「準緊急帝王切開」になって分かった、先生の判断の正しさ

 一刻の猶予もない「緊急帝王切開」ではなく、時間的にはもう少し余裕がある「準緊急帝王切開」だったためか、手術室には夫も後から入ることができました。

 ただ、一つ不安なことがありました。麻酔です。不妊治療で最初に体外受精のために採卵をしたときから、私は体質的に麻酔に弱いと分かっていたので、帝王切開と聞いたとき、「手術のときには麻酔科の先生に必ずいてほしい」と伝えていました。そして、それを考慮して麻酔科医が2~3人いる日を手術日とする予定でした。

 ところが、急きょ手術することになったため、この日は麻酔科医が1人しかいなかったのです。そして麻酔が始まると、やっぱりろれつが回らなくなってきました。私の血圧も下がってきたので怖くなりましたが、しばらくすると落ち着いて、脈も安定してきたので、ホッとしました。

 その後、夫が手術室に呼ばれました。そばにいてくれたのはとても心強かったのですが、一つ問題がありました。「実況だけはしないでね」と伝えて、「分かった」と言ったのに、やっぱり手術の様子を実況しちゃうんですよね(苦笑)。

 私が帝王切開することになった原因の「前置胎盤」は、胎盤が剥がれるときに大出血する可能性があります。それで亡くなる人もいるほどなので、輸血が準備されていました。私の体にはそのためのものも含めてたくさんの管が付けられていて、夫からは出血していく様子もよく見えていたようでした。

 それを夫は逐一実況するんです(苦笑)。「出血してるのが見えるよ」「やめてよ」「あ、出てきた!」「やめてって」。そんなやり取りを交わしているうちに、なんとか輸血しないで済むくらいの出血量で手術が終わりました。
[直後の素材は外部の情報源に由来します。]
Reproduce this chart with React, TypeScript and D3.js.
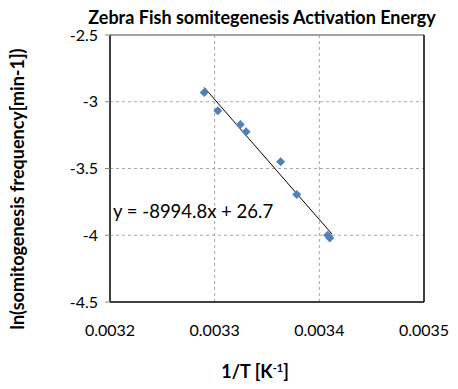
import { useEffect } from "react";
import * as d3 from "d3";

// measured data (1/T in K^-1, ln of somitogenesis frequency)
const invT = [0.00329, 0.003303, 0.0033245, 0.00333, 0.003363, 0.0033784, 0.003408, 0.00341];
const lnFreq = [-2.93, -3.068, -3.17, -3.225, -3.45, -3.695, -4.0, -4.02];

const xTicks = [0.0032, 0.0033, 0.0034, 0.0035];
const yTicks = [-2.5, -3, -3.5, -4, -4.5];

// fitted trendline
const slope = -8994.8;
const intercept = 26.7;
const fitRange = [0.00329, 0.003412];

const W = 458;
const H = 389;
const plot = { left: 110, right: 424, top: 35, bottom: 302 };
const FONT = "Lato, 'Open Sans', sans-serif";

export default function App() {
  useEffect(() => {
    document.body.style.margin = "0";
  }, []);

  const x = d3.scaleLinear().domain([0.0032, 0.0035]).range([plot.left, plot.right]);
  const y = d3.scaleLinear().domain([-4.5, -2.5]).range([plot.bottom, plot.top]);

  const diamond = (r: number) => `M0,${-r}L${r},0L0,${r}L${-r},0Z`;
  const fitLine = d3
    .line<number>()
    .x((d) => x(d))
    .y((d) => y(slope * d + intercept));

  return (
    <svg width={W} height={H} style={{ display: "block", background: "#fff" }} fontFamily={FONT}>
      {/* gridlines */}
      {xTicks.slice(1, -1).map((t) => (
        <line key={"gx" + t} x1={x(t)} x2={x(t)} y1={plot.top} y2={plot.bottom}
          stroke="#a6a6a6" strokeDasharray="3,3" strokeWidth={1} />
      ))}
      {yTicks.slice(1, -1).map((t) => (
        <line key={"gy" + t} x1={plot.left} x2={plot.right} y1={y(t)} y2={y(t)}
          stroke="#a6a6a6" strokeDasharray="3,3" strokeWidth={1} />
      ))}

      {/* plot area border */}
      <line x1={plot.left} x2={plot.right} y1={plot.top} y2={plot.top} stroke="#858585" strokeWidth={1.5} />
      <line x1={plot.right} x2={plot.right} y1={plot.top} y2={plot.bottom} stroke="#000" strokeWidth={1.5} />
      <line x1={plot.left} x2={plot.right} y1={plot.bottom} y2={plot.bottom} stroke="#000" strokeWidth={1.5} />
      <line x1={plot.left} x2={plot.left} y1={plot.top} y2={plot.bottom} stroke="#404040" strokeWidth={2} />

      {/* y ticks + labels */}
      {yTicks.map((t) => (
        <g key={"yt" + t}>
          <line x1={plot.left - 5} x2={plot.left} y1={y(t)} y2={y(t)} stroke="#858585" strokeWidth={1} />
          <text x={plot.left - 12} y={y(t)} dy="0.35em" textAnchor="end" fontSize={16} fill="#000">
            {String(t)}
          </text>
        </g>
      ))}

      {/* x labels */}
      {xTicks.map((t) => (
        <text key={"xt" + t} x={x(t)} y={plot.bottom + 28} dy="0.35em" textAnchor="middle" fontSize={16} fill="#000">
          {t.toFixed(4)}
        </text>
      ))}

      {/* trendline */}
      <path d={fitLine(fitRange) ?? ""} fill="none" stroke="#000" strokeWidth={1} />

      {/* points */}
      {invT.map((v, i) => (
        <path key={"p" + i} d={diamond(4.5)} transform={`translate(${x(v)},${y(lnFreq[i])})`} fill="#4f81bd" />
      ))}

      {/* equation */}
      <text x={113} y={218} fontSize={18.5} fill="#000">
        y = -8994.8x + 26.7
      </text>

      {/* titles */}
      <text x={262} y={24} textAnchor="middle" fontSize={18} fontWeight="bold" fill="#000">
        Zebra Fish somitegenesis Activation Energy
      </text>
      <text x={255} y={378} textAnchor="middle" fontSize={18} fontWeight="bold" fill="#000">
        1/T [K<tspan dy={-6} fontSize={11}>-1</tspan><tspan dy={6}>]</tspan>
      </text>
      <text transform={`translate(24,189) rotate(-90)`} textAnchor="middle" fontSize={18} fontWeight="bold" fill="#000">
        ln(somitogenesis frequency[min-1])
      </text>
    </svg>
  );
}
 長女のときは、生まれてもなかなか泣かず、ちょっと心配しましたが、次女は生まれてすぐ、元気に泣いてくれました。でも、先生や看護師さんたちがバタバタと動いている音が聞こえてきたので、何かあったのかと思っていると、「2670グラム!」「おめでとうございます!」という声と拍手が聞こえてきました。

 2500グラム以下だと、低体重児ということで、私と同じ病室に入ることができません。予定日よりも1カ月ほど早い出産だったので、先生たちはそれを気にかけていてくれたのです。
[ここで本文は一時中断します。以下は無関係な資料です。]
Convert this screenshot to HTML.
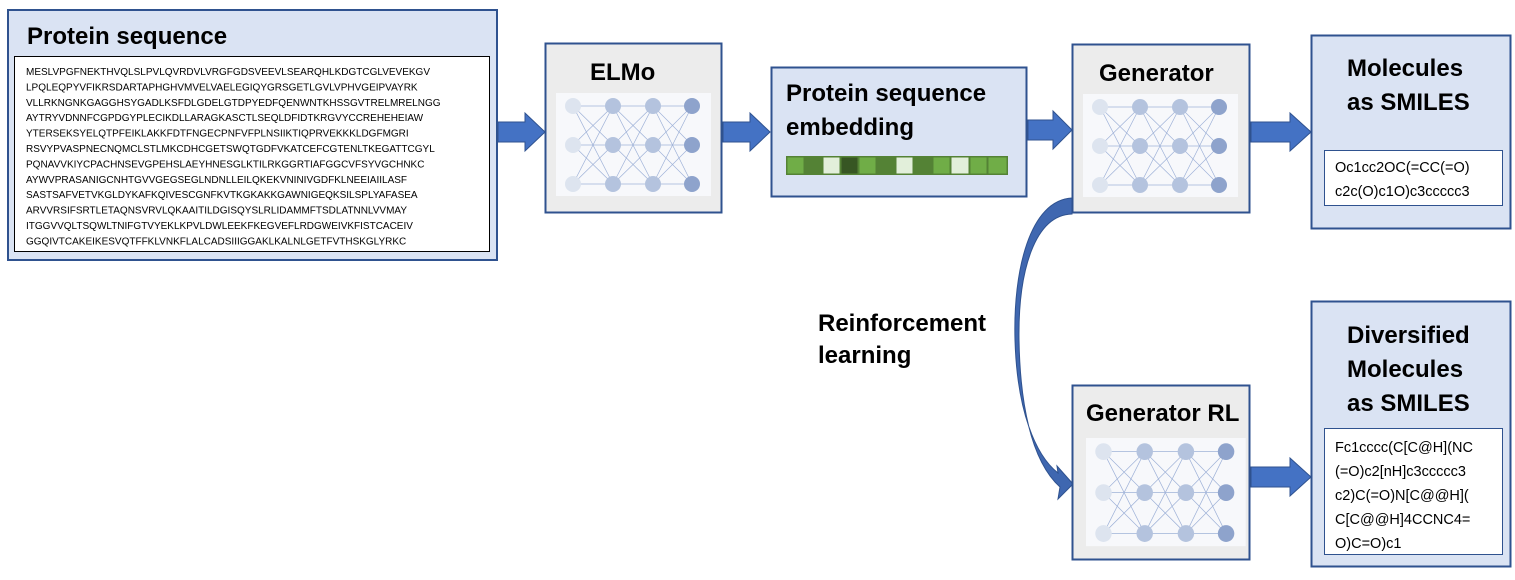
<!DOCTYPE html>
<html><head><meta charset="utf-8"><style>
html,body{margin:0;padding:0;background:#fff;}
svg{display:block;}
text{font-family:"Liberation Sans",sans-serif;}
.t{font-weight:bold;font-size:24px;fill:#000;}
.seq{font-size:10px;fill:#000;}
.sm{font-size:14.5px;fill:#000;}
</style></head><body>
<svg width="1515" height="580" viewBox="0 0 1515 580" xmlns="http://www.w3.org/2000/svg">
<defs>
<g id="nn">
<rect x="0" y="0" width="155" height="103" fill="#f7f8fb"/>
<g stroke="#9fb2d8" stroke-width="0.7" fill="none">
<path d="M17 13L57 13M17 52L57 52M17 91L57 91M57 13L97 13M57 52L97 52M57 91L97 91M97 13L136 13M97 52L136 52M97 91L136 91"/>
<path d="M17 13L57 52M17 13L57 91M17 52L57 13M17 52L57 91M17 91L57 13M17 91L57 52"/>
<path d="M57 13L97 52M57 13L97 91M57 52L97 13M57 52L97 91M57 91L97 13M57 91L97 52"/>
<path d="M97 13L136 52M97 13L136 91M97 52L136 13M97 52L136 91M97 91L136 13M97 91L136 52"/>
</g>
<g fill="#dde4ef"><circle cx="17" cy="13" r="8"/><circle cx="17" cy="52" r="8"/><circle cx="17" cy="91" r="8"/></g>
<g fill="#b4c3de"><circle cx="57" cy="13" r="8"/><circle cx="57" cy="52" r="8"/><circle cx="57" cy="91" r="8"/><circle cx="97" cy="13" r="8"/><circle cx="97" cy="52" r="8"/><circle cx="97" cy="91" r="8"/></g>
<g fill="#8ea3cc"><circle cx="136" cy="13" r="8"/><circle cx="136" cy="52" r="8"/><circle cx="136" cy="91" r="8"/></g>
</g>
</defs>

<rect x="8" y="10" width="489" height="250" fill="#dae3f3" stroke="#2f528f" stroke-width="2"/>
<text x="27" y="44" class="t">Protein sequence</text>
<rect x="14.5" y="56.5" width="475" height="195" fill="#fff" stroke="#000" stroke-width="1"/>
<g class="seq">
<text x="26" y="75">MESLVPGFNEKTHVQLSLPVLQVRDVLVRGFGDSVEEVLSEARQHLKDGTCGLVEVEKGV</text>
<text x="26" y="90.4">LPQLEQPYVFIKRSDARTAPHGHVMVELVAELEGIQYGRSGETLGVLVPHVGEIPVAYRK</text>
<text x="26" y="105.8">VLLRKNGNKGAGGHSYGADLKSFDLGDELGTDPYEDFQENWNTKHSSGVTRELMRELNGG</text>
<text x="26" y="121.2">AYTRYVDNNFCGPDGYPLECIKDLLARAGKASCTLSEQLDFIDTKRGVYCCREHEHEIAW</text>
<text x="26" y="136.6">YTERSEKSYELQTPFEIKLAKKFDTFNGECPNFVFPLNSIIKTIQPRVEKKKLDGFMGRI</text>
<text x="26" y="152">RSVYPVASPNECNQMCLSTLMKCDHCGETSWQTGDFVKATCEFCGTENLTKEGATTCGYL</text>
<text x="26" y="167.4">PQNAVVKIYCPACHNSEVGPEHSLAEYHNESGLKTILRKGGRTIAFGGCVFSYVGCHNKC</text>
<text x="26" y="182.8">AYWVPRASANIGCNHTGVVGEGSEGLNDNLLEILQKEKVNINIVGDFKLNEEIAIILASF</text>
<text x="26" y="198.2">SASTSAFVETVKGLDYKAFKQIVESCGNFKVTKGKAKKGAWNIGEQKSILSPLYAFASEA</text>
<text x="26" y="213.6">ARVVRSIFSRTLETAQNSVRVLQKAAITILDGISQYSLRLIDAMMFTSDLATNNLVVMAY</text>
<text x="26" y="229">ITGGVVQLTSQWLTNIFGTVYEKLKPVLDWLEEKFKEGVEFLRDGWEIVKFISTCACEIV</text>
<text x="26" y="244.4">GGQIVTCAKEIKESVQTFFKLVNKFLALCADSIIIGGAKLKALNLGETFVTHSKGLYRKC</text>
</g>

<g fill="#4472c4" stroke="#2f528f" stroke-width="1">
<path d="M498 122H525V113L545 132L525 151V142H498Z"/>
<path d="M723 122H750V113L770 132L750 151V142H723Z"/>
<path d="M1028 120H1053V111L1072 130L1053 149V140H1028Z"/>
<path d="M1251 122H1290V113L1311 132L1290 151V142H1251Z"/>
<path d="M1251 467H1290V458L1311 477L1290 496V487H1251Z"/>
</g>

<rect x="545.5" y="43.5" width="176" height="169" fill="#ececec" stroke="#2f528f" stroke-width="2"/>
<text x="590" y="80" class="t">ELMo</text>
<use href="#nn" x="556" y="93"/>

<rect x="771.5" y="67.5" width="255" height="129" fill="#dae3f3" stroke="#2f528f" stroke-width="2"/>
<text x="786" y="101" class="t">Protein sequence</text>
<text x="786" y="135" class="t">embedding</text>
<rect x="786" y="156" width="222" height="19" fill="#548235"/>
<g stroke="#548235" stroke-width="1">
<rect x="787" y="157" width="17" height="17" fill="#70ad47"/>
<rect x="805" y="157" width="17" height="17" fill="#548235"/>
<rect x="823" y="157" width="17" height="17" fill="#e2efda"/>
<rect x="841" y="157" width="17" height="17" fill="#375623"/>
<rect x="859" y="157" width="17" height="17" fill="#70ad47"/>
<rect x="877" y="157" width="18" height="17" fill="#548235"/>
<rect x="896" y="157" width="17" height="17" fill="#e2efda"/>
<rect x="914" y="157" width="18" height="17" fill="#548235"/>
<rect x="933" y="157" width="17" height="17" fill="#70ad47"/>
<rect x="951" y="157" width="18" height="17" fill="#e2efda"/>
<rect x="970" y="157" width="17" height="17" fill="#70ad47"/>
<rect x="988" y="157" width="19" height="17" fill="#70ad47"/>
</g>

<rect x="1072.5" y="44.5" width="177" height="168" fill="#ececec" stroke="#2f528f" stroke-width="2"/>
<text x="1099" y="81" class="t">Generator</text>
<use href="#nn" x="1083" y="94"/>

<rect x="1311.5" y="35.5" width="199" height="193" fill="#dae3f3" stroke="#2f528f" stroke-width="2"/>
<text x="1347" y="76" class="t">Molecules</text>
<text x="1347" y="110" class="t">as SMILES</text>
<rect x="1324.5" y="150.5" width="178" height="55" fill="#fff" stroke="#2f528f" stroke-width="1"/>
<text x="1335" y="172" class="sm">Oc1cc2OC(=CC(=O)</text>
<text x="1335" y="196" class="sm">c2c(O)c1O)c3ccccc3</text>

<path d="M1072 198 C1030 200 1013 270 1015 340 C1017 410 1035 455 1058 473 L1057 466 L1073 484 L1058 499 L1060 487 C1030 460 1020 400 1019 340 C1018 270 1035 215 1072 214 Z" fill="#3f67b0" stroke="#2f528f" stroke-width="1"/>

<text x="818" y="331" class="t">Reinforcement</text>
<text x="818" y="363" class="t">learning</text>

<rect x="1072.5" y="385.5" width="177" height="174" fill="#ececec" stroke="#2f528f" stroke-width="2"/>
<text x="1086" y="421" class="t">Generator RL</text>
<use href="#nn" transform="translate(1086,438) scale(1.03,1.05)"/>

<rect x="1311.5" y="301.5" width="199" height="265" fill="#dae3f3" stroke="#2f528f" stroke-width="2"/>
<text x="1347" y="343" class="t">Diversified</text>
<text x="1347" y="377" class="t">Molecules</text>
<text x="1347" y="411" class="t">as SMILES</text>
<rect x="1324.5" y="428.5" width="178" height="126" fill="#fff" stroke="#2f528f" stroke-width="1"/>
<text x="1335" y="452" class="sm">Fc1cccc(C[C@H](NC</text>
<text x="1335" y="476" class="sm">(=O)c2[nH]c3ccccc3</text>
<text x="1335" y="500" class="sm">c2)C(=O)N[C@@H](</text>
<text x="1335" y="524" class="sm">C[C@@H]4CCNC4=</text>
<text x="1335" y="548" class="sm">O)C=O)c1</text>
</svg>
</body></html>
 入院する前の健診で、大型食品スーパーの周りを散歩していると伝えると、それは良くないと言われていましたが、準緊急帝王切開をしなくてはならない状態になって、先生の言っていたことは正しかったと思いました。

 あんなところでもし出血していたら、私も赤ちゃんも、どうなっていたか分かりません。先生は、私たちのことを本当に考えてくれていたんだな。先生の言葉に従って入院して、本当によかった。そう思いました。